The ripstop outer fabric of the front pocket also creases, which can be visible and hard to flatten without the use of a steamer.
One last thing that may be an issue for some is the lack of a sternum strap for additional support. Although I didn’t feel I needed it for my daily use and carry, which consists of a MacBook Pro, cables and chargers, and a notebook.
When packed with all three go bags, the backpack’s main compartment can be quite full. So it would be a challenge to carry larger items when traveling such as a jacket. You may be left with the decision to select and choose which go bag to use for each outing.

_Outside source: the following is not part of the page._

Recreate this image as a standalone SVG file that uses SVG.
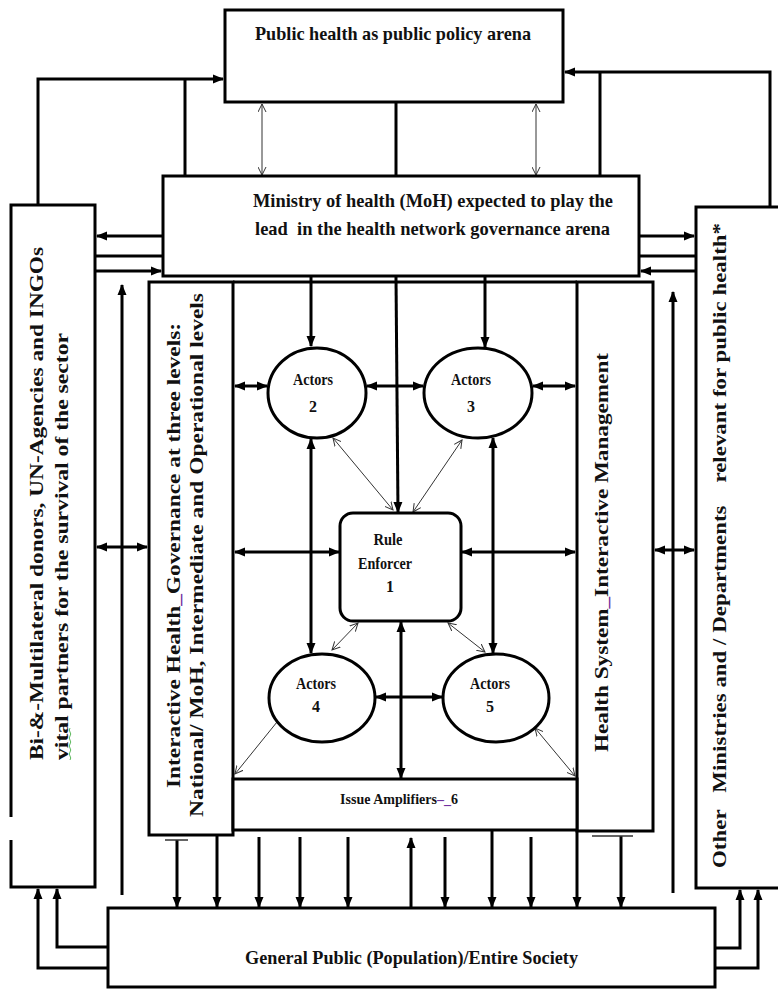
<svg xmlns="http://www.w3.org/2000/svg" width="778" height="989" viewBox="0 0 778 989">
<defs>
<style>
.box{fill:#fff;stroke:#000;stroke-width:3}
.ln{fill:none;stroke:#000;stroke-width:3}
.th{fill:none;stroke:#333;stroke-width:1}
.t{font-family:"Liberation Serif","Times New Roman",serif;font-weight:bold;fill:#111}
.pu{fill:#7030A0}
</style>
<marker id="ah" markerUnits="userSpaceOnUse" markerWidth="11" markerHeight="10" refX="10" refY="5" orient="auto-start-reverse"><path d="M0,0.5 L11,5 L0,9.5 z" fill="#000"/></marker>
<marker id="va" markerUnits="userSpaceOnUse" markerWidth="9" markerHeight="9" refX="8" refY="4.5" orient="auto-start-reverse"><path d="M0,0.5 L8,4.5 L0,8.5" fill="none" stroke="#333" stroke-width="1"/></marker>
</defs>
<rect width="778" height="989" fill="#fff"/>

<g id="connectors">
<path class="ln" d="M38,205 V79 H223" marker-end="url(#ah)"/>
<path class="ln" d="M185,79 V176"/>
<path class="ln" d="M770,207 V72 H565" marker-end="url(#ah)"/>
<path class="ln" d="M600,72 V176"/>
<path class="ln" d="M396,102 V176"/>
<path class="th" d="M262,104 V175" marker-start="url(#va)" marker-end="url(#va)"/>
<path class="th" d="M536,104 V175" marker-start="url(#va)" marker-end="url(#va)"/>
<path class="ln" d="M163,236 H97" marker-end="url(#ah)"/>
<path class="ln" d="M95,256 H163"/>
<path class="ln" d="M95,271 H161" marker-end="url(#ah)"/>
<path class="ln" d="M639,236 H694" marker-end="url(#ah)"/>
<path class="ln" d="M639,256 H696"/>
<path class="ln" d="M696,271 H641" marker-end="url(#ah)"/>
<path class="ln" d="M122,895 V285" marker-end="url(#ah)"/>
<path class="ln" d="M673,893 V292" marker-end="url(#ah)"/>
<path class="ln" d="M97,547 H147" marker-start="url(#ah)" marker-end="url(#ah)"/>
<path class="ln" d="M655,550 H694" marker-start="url(#ah)" marker-end="url(#ah)"/>
<path class="ln" d="M311,277 V346" marker-end="url(#ah)"/>
<path class="ln" d="M396,277 L398,512" marker-end="url(#ah)"/>
<path class="ln" d="M485,277 V347" marker-end="url(#ah)"/>
<path class="ln" d="M235,386 H267" marker-start="url(#ah)" marker-end="url(#ah)"/>
<path class="ln" d="M367,386 H423" marker-start="url(#ah)" marker-end="url(#ah)"/>
<path class="ln" d="M533,386 H575" marker-start="url(#ah)" marker-end="url(#ah)"/>
<path class="th" d="M333,438 L393,510" marker-start="url(#va)" marker-end="url(#va)"/>
<path class="th" d="M462,440 L413,512" marker-start="url(#va)" marker-end="url(#va)"/>
<path class="ln" d="M311,439 V653" marker-start="url(#ah)" marker-end="url(#ah)"/>
<path class="ln" d="M493,438 V653" marker-start="url(#ah)" marker-end="url(#ah)"/>
<path class="ln" d="M235,552 H339" marker-start="url(#ah)" marker-end="url(#ah)"/>
<path class="ln" d="M462,552 H575" marker-start="url(#ah)" marker-end="url(#ah)"/>
<path class="ln" d="M376,697 H442" marker-start="url(#ah)" marker-end="url(#ah)"/>
<path class="ln" d="M401,622 V778" marker-start="url(#ah)" marker-end="url(#ah)"/>
<path class="th" d="M358,623 L332,650" marker-start="url(#va)" marker-end="url(#va)"/>
<path class="th" d="M448,623 L485,652" marker-start="url(#va)" marker-end="url(#va)"/>
<path class="th" d="M277,722 L235,774" marker-end="url(#va)"/>
<path class="th" d="M535,728 L575,776" marker-start="url(#va)" marker-end="url(#va)"/>
<path class="ln" d="M177,840 V907" marker-end="url(#ah)"/>
<path class="ln" d="M217,835 V907" marker-end="url(#ah)"/>
<path class="ln" d="M259,837 V907" marker-end="url(#ah)"/>
<path class="ln" d="M300,837 V907" marker-end="url(#ah)"/>
<path class="ln" d="M348,837 V907" marker-end="url(#ah)"/>
<path class="ln" d="M411,908 V838" marker-end="url(#ah)"/>
<path class="ln" d="M445,837 V907" marker-end="url(#ah)"/>
<path class="ln" d="M492,830 V907" marker-end="url(#ah)"/>
<path class="ln" d="M531,837 V907" marker-end="url(#ah)"/>
<path class="ln" d="M577,831 V907" marker-end="url(#ah)"/>
<path class="ln" d="M621,836 V907" marker-end="url(#ah)"/>
<path d="M165,840 H188 M592,836 H633" stroke="#333" stroke-width="1.5" fill="none"/>
<path class="ln" d="M108,947 H57 V889" marker-end="url(#ah)"/>
<path class="ln" d="M108,968 H38 V889" marker-end="url(#ah)"/>
<path class="ln" d="M715,948 H740 V890" marker-end="url(#ah)"/>
<path class="ln" d="M715,968 H758 V890" marker-end="url(#ah)"/>
</g>

<g id="policy-arena">
<rect class="box" x="225" y="10" width="338" height="92"/>
<text class="t" x="255" y="40" font-size="19" textLength="276" lengthAdjust="spacingAndGlyphs">Public health as public policy arena</text>
</g>

<g id="moh">
<rect class="box" x="163" y="176" width="476" height="100"/>
<text class="t" x="253" y="207" font-size="19" textLength="360" lengthAdjust="spacingAndGlyphs">Ministry of health (MoH) expected to play the</text>
<text class="t" x="255" y="235" font-size="19" textLength="355" lengthAdjust="spacingAndGlyphs" xml:space="preserve">lead  in the health network governance arena</text>
</g>

<g id="donors">
<path class="box" d="M11,817 V205 H95 V887 H11 V840"/>
<text class="t" transform="translate(43,760) rotate(-90)" font-size="19" textLength="513" lengthAdjust="spacingAndGlyphs">Bi-&amp;-Multilateral donors, UN-Agencies and INGOs</text>
<text class="t" transform="translate(68,760) rotate(-90)" font-size="19" textLength="427" lengthAdjust="spacingAndGlyphs">vital partners for the survival of the sector</text>
<path d="M70,760 q1.5,-2 0,-4 q-1.5,-2 0,-4 q1.5,-2 0,-4 q-1.5,-2 0,-4 q1.5,-2 0,-4 q-1.5,-2 0,-4 q1.5,-2 0,-4 q-1.5,-2 0,-4" fill="none" stroke="#5cb85c" stroke-width="1"/>
</g>

<g id="other-ministries">
<rect class="box" x="696" y="207" width="100" height="681"/>
<text class="t" transform="translate(726,868) rotate(-90)" font-size="19" textLength="645" lengthAdjust="spacingAndGlyphs" xml:space="preserve">Other   Ministries and / Departments    relevant for public health*</text>
</g>

<g id="interactive-governance">
<rect class="box" x="149" y="282" width="84" height="553"/>
<text class="t" transform="translate(180,788) rotate(-90)" font-size="19" textLength="465" lengthAdjust="spacingAndGlyphs">Interactive Health<tspan class="pu">_</tspan>Governance at three levels:</text>
<text class="t" transform="translate(203,817) rotate(-90)" font-size="19" textLength="524" lengthAdjust="spacingAndGlyphs">National/ MoH, Intermediate and Operational levels</text>
</g>

<g id="inner-frame">
<path class="ln" d="M233,282 H577"/>
</g>

<g id="health-system">
<rect class="box" x="577" y="282" width="76" height="549"/>
<text class="t" transform="translate(608,752) rotate(-90)" font-size="19" textLength="399" lengthAdjust="spacingAndGlyphs">Health System<tspan class="pu">_</tspan>Interactive Management</text>
</g>

<g id="issue-amplifiers">
<rect class="box" x="233" y="779" width="344" height="51"/>
<text class="t" x="399" y="804" font-size="14" text-anchor="middle">Issue Amplifiers<tspan class="pu">–_</tspan>6</text>
</g>

<g id="actors2">
<ellipse class="box" cx="317" cy="393" rx="49" ry="45"/>
<text class="t" x="313" y="385" font-size="16" text-anchor="middle" textLength="40" lengthAdjust="spacingAndGlyphs">Actors</text>
<text class="t" x="313" y="412" font-size="16" text-anchor="middle">2</text>
</g>

<g id="actors3">
<ellipse class="box" cx="478" cy="393" rx="54" ry="45"/>
<text class="t" x="471" y="385" font-size="16" text-anchor="middle" textLength="40" lengthAdjust="spacingAndGlyphs">Actors</text>
<text class="t" x="471" y="412" font-size="16" text-anchor="middle">3</text>
</g>

<g id="rule-enforcer">
<rect class="box" x="340" y="513" width="121" height="108" rx="13"/>
<text class="t" x="388" y="545" font-size="16" text-anchor="middle" textLength="29" lengthAdjust="spacingAndGlyphs">Rule</text>
<text class="t" x="385" y="569" font-size="16" text-anchor="middle" textLength="54" lengthAdjust="spacingAndGlyphs">Enforcer</text>
<text class="t" x="390" y="592" font-size="16" text-anchor="middle">1</text>
</g>

<g id="actors4">
<ellipse class="box" cx="322" cy="698" rx="53" ry="44"/>
<text class="t" x="316" y="689" font-size="16" text-anchor="middle" textLength="40" lengthAdjust="spacingAndGlyphs">Actors</text>
<text class="t" x="316" y="712" font-size="16" text-anchor="middle">4</text>
</g>

<g id="actors5">
<ellipse class="box" cx="496" cy="698" rx="53" ry="44"/>
<text class="t" x="490" y="689" font-size="16" text-anchor="middle" textLength="40" lengthAdjust="spacingAndGlyphs">Actors</text>
<text class="t" x="490" y="712" font-size="16" text-anchor="middle">5</text>
</g>

<g id="general-public">
<rect class="box" x="108" y="908" width="607" height="79"/>
<text class="t" x="245" y="964" font-size="19" textLength="333" lengthAdjust="spacingAndGlyphs">General Public (Population)/Entire Society</text>
</g>
</svg>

The go bags themselves don’t offer much protection. They are very lightweight but have minimal padding. Additionally, the storage compartments are mainly large zippered pockets without any additional internal organization, unlike a dedicated tech pouch/bag. So items like cables can become unraveled and other items will be loose.
The small go bag is shaped like a clutch and includes a built-in wrist strap. This can hold the aforementioned cables and such. But as a wallet, it lacks the organization you may want to hold a credit card, cash, or driver’s license.
Finally, there is a lack of stability to the go bags as they are unstructured. The brand currently only offers a 30-day warranty.
Ojeito exceeds expectations when it comes to creating a story and solving a need with their system. They had the goal to create “more than just a bag” and have creatively placed an emphasis on the overall system over any individual bag. The backpack itself is the core product and the highlight of the ecosystem. The go bags are complementary, but more of an accessory.
Stylish with a utilitarian vibe, the Go-kit system is versatile and covers the bases when it comes to practical daily carry. It’s as comfortable as it is modular and works well for daily use in the city or when traveling.
This isn’t a specialized system that focuses on any particular type of carry such as one-bag travel, professional photography, or that’s built to withstand the rigors of the outdoors. So durability may still be desired.
At a price of $425 for the entire system, this can still be considered pricey. For those who may be in the market for both a pack and a combination of another bag such as a sling, this may be a nice all-in-one solution.
The Ojeito Go-kit system is available now via their website.